Proc Natl Acad Sci U S A
We developed computational method to predict genes involved in stem cell development, named Mining Developmentally Regulated Genes (MiDReG). Many of the relationships in biology are not symmetric, but asymmetric. For example, trees bearing fruit almost certainly have leaves, but trees outside of the fruiting season may or may not have leaves, depending on the time of year. MiDReG bases its predictions on asymmetric relationships of gene expression, mined from large publicly available biological data. When scientists give two genes known to be involved in the stem cell development, then MiDReG predicts new genes involved in the same developmental pathway based on asymmetric relationship among those genes.

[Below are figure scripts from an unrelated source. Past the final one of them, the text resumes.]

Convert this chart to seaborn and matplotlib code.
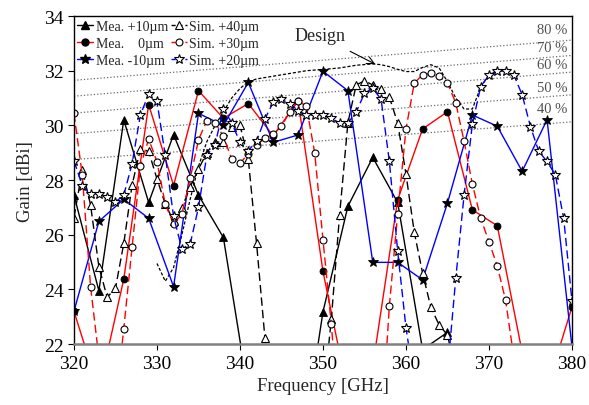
import numpy as np
import pandas as pd
import seaborn as sns
import matplotlib.pyplot as plt

nan = np.nan

# measured, 3 GHz steps
mea_freq = list(range(320, 381, 3))
mea_p10 = [27.45, 23.95, 30.2, 27.18, 29.66, 27.45, 25.9, 20.25, 18.5, 17.2, 23.18,
           27.04, 28.83, 27.18, 21.8, 22.43, nan, nan, nan, nan, nan]
mea_0 = [23.2, 20.3, 24.38, 30.76, 27.8, 31.27, 30.26, 30.8, 29.62, 30.9, 24.66,
         20.2, 21.2, 27.28, 29.87, 30.5, 26.91, 26.33, 21.7, 20.4, 23.36]
mea_m10 = [23.2, 26.49, 27.3, 26.6, 24.1, 30.44, 30.0, 31.57, 29.38, 29.65, 31.98,
           31.27, 24.99, 24.99, 24.35, 27.16, 30.38, 29.97, 28.32, 30.21, 21.9]

# simulated, 1 GHz steps
sim_freq = list(range(320, 381))
sim_p40 = [26.63, 28.37, 27.09, 24.83, 23.71, 24.05, 25.68, 27.82, 29.13, 29.05,
           28.04, 27.12, 26.51, 26.98, 27.75, 28.4, 29.0, 29.4, 29.38, 29.95,
           30.01, 28.77, 25.68, 22.24, 20.5, 19.5, 19.5, 19.5, 19.5, 19.5,
           19.9, 22.9, 26.72, 30.09, 31.48, 31.63, 31.48, 31.33, 31.03, 30.09,
           28.22, 26.09, 24.6, 23.34, 22.7, 22.33, 21.0, nan, nan, nan,
           nan, nan, nan, nan, nan, nan, nan, nan, nan, nan, nan]
sim_p30 = [30.44, 28.18, 24.1, 21.5, 19.5, 19.7, 22.57, 25.54, 28.5, 29.5,
           28.67, 27.12, 26.39, 26.76, 28.06, 29.47, 30.17, 30.1, 29.6, 28.77,
           28.62, 28.95, 29.28, 29.53, 29.68, 29.96, 30.5, 30.9, 30.7, 29.0,
           25.82, 22.73, 19.1, 19.0, 19.0, 19.0, 18.5, 18.7, 23.4, 26.76,
           29.87, 31.55, 31.85, 31.9, 31.8, 31.55, 30.82, 29.42, 27.85, 26.61,
           25.74, 24.86, 23.61, 21.5, nan, nan, nan, nan, nan, nan, nan]
sim_p20 = [28.7, 27.8, 27.5, 27.5, 27.37, 27.2, 27.45, 28.6, 30.38, 31.15,
           30.88, 28.9, 26.67, 25.48, 25.66, 27.0, 28.9, 29.3, 30.6, 30.1,
           29.38, 29.07, 29.44, 30.23, 30.85, 30.95, 30.8, 30.54, 30.38, 30.38,
           30.38, 30.26, 30.09, 30.09, 30.48, 31.18, 31.35, 30.96, 28.68, 25.4,
           22.6, 20.6, 19.5, 19.5, 19.8, 21.0, 24.41, 27.45, 30.05, 31.42,
           31.84, 32.0, 31.98, 31.84, 31.12, 29.95, 29.05, 28.68, 28.19, 26.6,
           23.58]

design_freq = [330, 331, 332, 333, 334, 335, 336, 337, 338, 339, 340, 341, 342, 344,
               346, 348, 350, 352, 354, 356, 357, 358, 359, 360, 361, 362, 363, 364,
               365, 366, 367, 368, 369, 370, 371, 372]
design_gain = [24.95, 24.3, 24.8, 26.0, 27.3, 28.5, 29.4, 30.0, 30.5, 31.0, 31.35, 31.6,
               31.7, 31.8, 31.9, 32.0, 32.05, 32.1, 32.2, 32.25, 32.22, 32.15, 32.05,
               31.97, 31.97, 32.12, 32.22, 32.1, 31.6, 31.0, 30.6, 30.6, 31.4, 31.85,
               32.0, 31.98]

# aperture efficiency reference lines (gain at 320 and 380 GHz)
eff_labels = ['80 %', '70 %', '60 %', '50 %', '40 %']
eff_start = [31.65, 31.07, 30.45, 29.7, 28.75]
eff_end = [33.12, 32.56, 31.95, 31.12, 30.13]
eff_text_y = [33.49, 32.86, 32.21, 31.39, 30.6]

sns.set_style('ticks')
plt.rcParams['font.family'] = ['Liberation Serif', 'DejaVu Serif']

fig = plt.figure(figsize=(5.89, 4.06), dpi=100)
ax = fig.add_axes([0.1256, 0.150, 0.8455, 0.808])

for lab, a, b, ty in zip(eff_labels, eff_start, eff_end, eff_text_y):
    sns.lineplot(x=[320, 380], y=[a, b], color='#6a6a6a', linestyle=':', lw=0.9, ax=ax)
    ax.text(379.5, ty, lab, ha='right', va='center', fontsize=10.5, color='#505050')

sns.lineplot(x=design_freq, y=design_gain, color='black', linestyle=(0, (2.5, 1.5)),
             lw=0.9, ax=ax)

mea_style = [
    (mea_p10, 'black', '^', 5.5, 'Mea. +10µm'),
    (mea_0, 'red', 'o', 5, 'Mea.    0µm'),
    (mea_m10, 'blue', '*', 7, 'Mea. -10µm'),
]
sim_style = [
    (sim_p40, 'black', '^', 5.5, 'Sim. +40µm'),
    (sim_p30, 'red', 'o', 5, 'Sim. +30µm'),
    (sim_p20, 'blue', '*', 7, 'Sim. +20µm'),
]

handles = []
for vals, col, mk, ms, lab in mea_style:
    sns.lineplot(x=mea_freq, y=vals, color=col, lw=1.0, marker=mk, markersize=ms,
                 markerfacecolor='black', markeredgecolor='black', markeredgewidth=0.6,
                 ax=ax)
    handles.append(plt.Line2D([], [], color=col, lw=1.0, marker=mk, markersize=ms,
                              markerfacecolor='black', markeredgecolor='black', label=lab))
for vals, col, mk, ms, lab in sim_style:
    sns.lineplot(x=sim_freq, y=vals, color=col, lw=1.0, linestyle=(0, (6, 3)),
                 marker=mk, markersize=ms, markerfacecolor='white',
                 markeredgecolor='black', markeredgewidth=0.8, ax=ax)
    handles.append(plt.Line2D([], [], color=col, lw=1.0, linestyle=(0, (3, 2)),
                              marker=mk, markersize=ms, markerfacecolor='white',
                              markeredgecolor='black', markeredgewidth=0.8, label=lab))

ax.legend(handles=handles, ncol=2, loc='upper left', bbox_to_anchor=(0.0, 1.0),
          frameon=False, fontsize=10, handlelength=1.15, handletextpad=0.15,
          columnspacing=0.25, labelspacing=0.3, borderaxespad=0.05, borderpad=0.2)

ax.annotate('Design', xy=(356.3, 32.24), xytext=(349.6, 33.28), fontsize=13,
            ha='center', va='center',
            arrowprops=dict(arrowstyle='->', color='black', lw=0.8,
                            shrinkA=6, shrinkB=0))

ax.set_xlim(320, 380)
ax.set_ylim(22, 34)
ax.set_xticks(range(320, 381, 10))
ax.set_yticks(range(22, 35, 2))
ax.tick_params(labelsize=14, direction='out', length=4, width=0.8, colors='black')
ax.set_xlabel('Frequency [GHz]', fontsize=13.5, labelpad=4)
ax.set_ylabel('Gain [dBi]', fontsize=13.5, labelpad=7)
for side in ['left', 'top', 'right']:
    ax.spines[side].set_color('black')
    ax.spines[side].set_linewidth(1.0)
ax.spines['bottom'].set_color('#808080')
ax.spines['bottom'].set_linewidth(1.8)

fig.savefig('out.png', dpi=100)
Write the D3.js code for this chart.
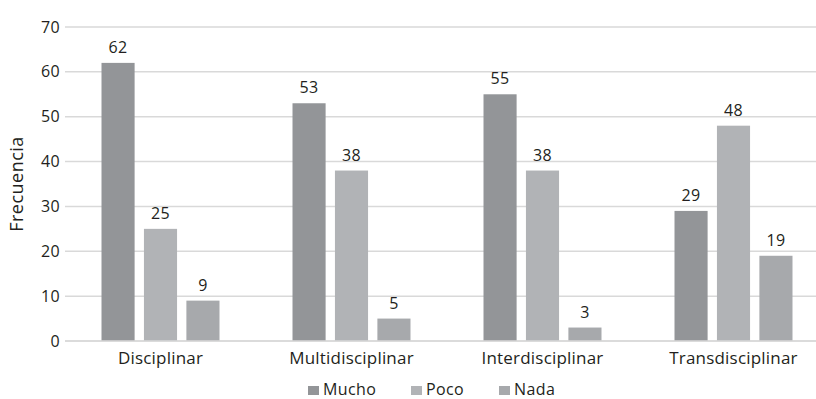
<!DOCTYPE html>
<html>
<head>
<meta charset="utf-8">
<script src="https://cdn.jsdelivr.net/npm/d3@7"></script>
<style>
  html, body { margin: 0; padding: 0; background: #fff; }
  svg { display: block; font-family: "Open Sans", sans-serif; }
</style>
</head>
<body>
<svg id="chart" width="816" height="399"></svg>
<script>
// Frequency of each response per discipline type
const categories = ["Disciplinar", "Multidisciplinar", "Interdisciplinar", "Transdisciplinar"];
const seriesNames = ["Mucho", "Poco", "Nada"];
const mucho = [62, 53, 55, 29];
const poco = [25, 38, 38, 48];
const nada = [9, 5, 3, 19];
const yTicks = [0, 10, 20, 30, 40, 50, 60, 70];
const colors = ["#939598", "#b1b3b6", "#a7a9ac"];

const values = [mucho, poco, nada];
const rows = categories.map((c, i) => ({
  category: c,
  items: seriesNames.map((s, j) => ({ series: s, value: values[j][i] }))
}));

const svg = d3.select("#chart");
const plotLeft = 65, plotRight = 829, plotTop = 27, plotBottom = 341;
const font = "'Open Sans', sans-serif";
const ink = "#231f20";

const x0 = d3.scaleBand().domain(categories).range([plotLeft, plotRight]).padding(0);
const x1 = d3.scaleBand().domain(seriesNames).range([0, x0.bandwidth()])
  .paddingInner(0.22).paddingOuter(0.86);
const y = d3.scaleLinear().domain([0, 70]).range([plotBottom, plotTop]);
const color = d3.scaleOrdinal().domain(seriesNames).range(colors);

// horizontal gridlines
svg.append("g").selectAll("line")
  .data(yTicks)
  .join("line")
  .attr("x1", plotLeft).attr("x2", 816)
  .attr("y1", d => y(d)).attr("y2", d => y(d))
  .attr("stroke", "#d9d9d9").attr("stroke-width", 1.5);

// y axis tick labels
const yAxis = d3.axisLeft(y).tickValues(yTicks).tickSize(0).tickPadding(5);
svg.append("g")
  .attr("transform", `translate(${plotLeft},0)`)
  .call(yAxis)
  .call(g => g.select(".domain").remove())
  .call(g => g.selectAll("text")
    .attr("font-size", 16).attr("fill", ink)
    .attr("letter-spacing", 0.4)
    .attr("font-family", font));

// axis title
svg.append("text")
  .attr("transform", `translate(23,${(plotTop + plotBottom) / 2}) rotate(-90)`)
  .attr("text-anchor", "middle")
  .attr("font-size", 18).attr("fill", ink)
  .attr("letter-spacing", 0.5)
  .text("Frecuencia");

// bars
const groups = svg.append("g").selectAll("g")
  .data(rows)
  .join("g")
  .attr("transform", d => `translate(${x0(d.category)},0)`);

groups.selectAll("rect")
  .data(d => d.items)
  .join("rect")
  .attr("x", d => x1(d.series))
  .attr("width", x1.bandwidth())
  .attr("y", d => y(d.value))
  .attr("height", d => y(0) - y(d.value))
  .attr("fill", d => color(d.series));

// value labels
groups.selectAll("text")
  .data(d => d.items)
  .join("text")
  .attr("x", d => x1(d.series) + x1.bandwidth() / 2)
  .attr("y", d => y(d.value) - 10)
  .attr("text-anchor", "middle")
  .attr("font-size", 16).attr("fill", ink)
  .attr("letter-spacing", 0.4)
  .text(d => d.value);

// baseline on top of bars
svg.append("line")
  .attr("x1", plotLeft).attr("x2", 816)
  .attr("y1", y(0)).attr("y2", y(0))
  .attr("stroke", "#d9d9d9").attr("stroke-width", 1.5);

// category axis
const xAxis = d3.axisBottom(x0).tickSize(0).tickPadding(11);
svg.append("g")
  .attr("transform", `translate(0,${plotBottom})`)
  .call(xAxis)
  .call(g => g.select(".domain").remove())
  .call(g => g.selectAll("text")
    .attr("font-size", 17).attr("fill", ink)
    .attr("letter-spacing", 0.2)
    .attr("font-family", font));

// legend
const legendX = [308, 411, 499];
const legend = svg.append("g").selectAll("g")
  .data(seriesNames)
  .join("g")
  .attr("transform", (d, i) => `translate(${legendX[i]},386)`);
legend.append("rect")
  .attr("width", 11).attr("height", 9)
  .attr("fill", d => color(d));
legend.append("text")
  .attr("x", 15).attr("y", 9)
  .attr("font-size", 16).attr("fill", ink)
  .attr("letter-spacing", 0.4)
  .text(d => d);
</script>
</body>
</html>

We present a method termed mining developmentally regulated genes (MiDReG) to predict genes whose expression is either activated or repressed as precursor cells differentiate. MiDReG does not require gene expression data from intermediate stages of development. MiDReG is based on the gene expression patterns between the initial and terminal stages of the differentiation pathway, coupled with "if-then" rules (Boolean implications) mined from large-scale microarray databases. MiDReG uses two gene expression-based seed conditions that mark the initial and the terminal stages of a given differentiation pathway and combines the statistically inferred Boolean implications from these seed conditions to identify the relevant genes. The method was validated by applying it to B-cell development. The algorithm predicted 62 genes that are expressed after the KIT+ progenitor cell stage and remain expressed through CD19+ and AICDA+ germinal center B cells. qRT-PCR of 14 of these genes on sorted B-cell progenitors confirmed that the expression of 10 genes is indeed stably established during B-cell differentiation. Review of the published literature of knockout mice revealed that of the predicted genes, 63.4% have defects in B-cell differentiation and function and 22% have a role in the B cell according to other experiments, and the remaining 14.6% are not characterized. Therefore, our method identified novel gene candidates for future examination of their role in B-cell development. These data demonstrate the power of MiDReG in predicting functionally important intermediate genes in a given developmental pathway that is defined by a mutually exclusive gene expression pattern.